О С. А. Толстой | страница 4
Отсюда вполне понятно её острое недоверие к поклонникам и ученикам мужа, этими фактами вполне оправдывается её стремление отпугнуть паразитов от человека, величие творчества, напряжённость духовной жизни которого она прекрасно видела и понимала. И несомненно, что благодаря ей Лев Толстой не испытал многих ударов ослиных копыт, много грязи и бешеной слюны не коснулось его.
Напомню, что в 80-х годах почти каждый грамотный бездельник считал делом чести своей обличение религиозных, философских, социальных и прочих заблуждений мирового гения.

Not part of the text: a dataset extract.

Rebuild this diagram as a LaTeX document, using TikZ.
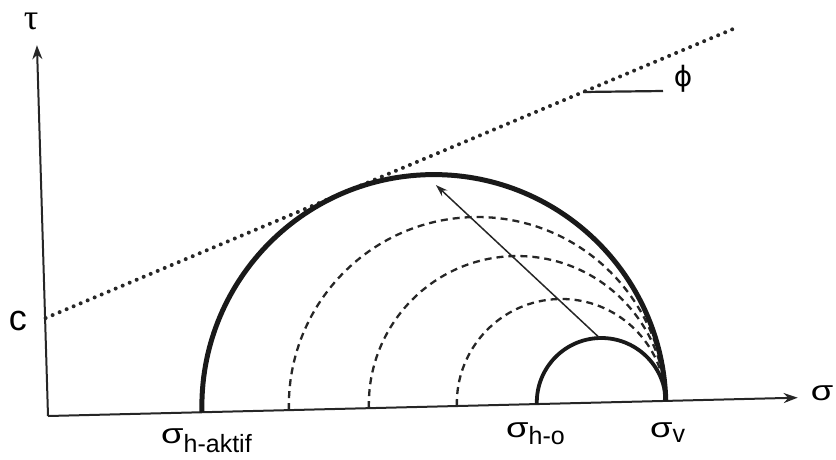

Эти обличения доходили - повидимому - и до людей "простого сердца", - бессмертна милая старушка, которая подкладывала хворост в костер Яна Гуса.
Я, как сейчас, вижу казанского кондитера Маломеркова у котла, в котором варился сироп для карамели, и слышу задумчивые слова делателя конфект и пирожных:
"Вот бы ехидну Толстого прокипятить, еретика..."
Царицынский парикмахер написал сочинение, озаглавленное - если не ошибаюсь - "Граф Толстой и святые пророки". Один из местных священников размашисто начертал на первом листе рукописи ярколиловыми чернилами:
"Всемерно одобряю сей труд, кроме грубости выражений гнева, впрочем справедливого".
Мой товарищ, телеграфист Юрин, умный горбун, выпросил у автора рукопись, мы читали её, и я был ошеломлён дикой злобой цирюльника против автора "Поликушки", "Казаков", "В чём моя вера" и, кажется, "Сказки о трёх братьях" - произведений, незадолго перед этим впервые прочитанных мною.
По донским станицам, по станциям Грязе-Царицынской и Волго-Донской дорог ходил хромой старик, казак из Лога, он рассказывал, что "под Москвой граф Толстой бунт против веры и царя поднимает", отнял землю у каких-то крестьян и отдал её "почтальонам из господ, родственникам своим".
Отзвуки этой тёмной сумятицы чувств и умов, вызванной громким голосом мятежной совести гения, наверное, достигали Ясной Поляны, и, конечно, восьмидесятые годы были не только поэтому наиболее трудными в жизни Софии Андреевны. Её роль в ту пору я вижу героической ролью. Она должна была иметь много душевной силы и зоркости для того, чтоб скрыть от Льва Толстого много злого и пошлого, многое, что ему - да и никому - не нужно знать и что могло повлиять на его отношение к людям.
Клевету и зло всего проще убить - молчанием.
Если мы беспристрастно посмотрим на жизнь учителей, мы увидим, что не только они - как принято думать - портят учеников, но и ученики искажают характер учителя, одни - своей тупостью, другие - озорством, третьи карикатурным усвоением учения. Лев Толстой не всегда вполне равнодушно относился к оценкам его жизни и работы.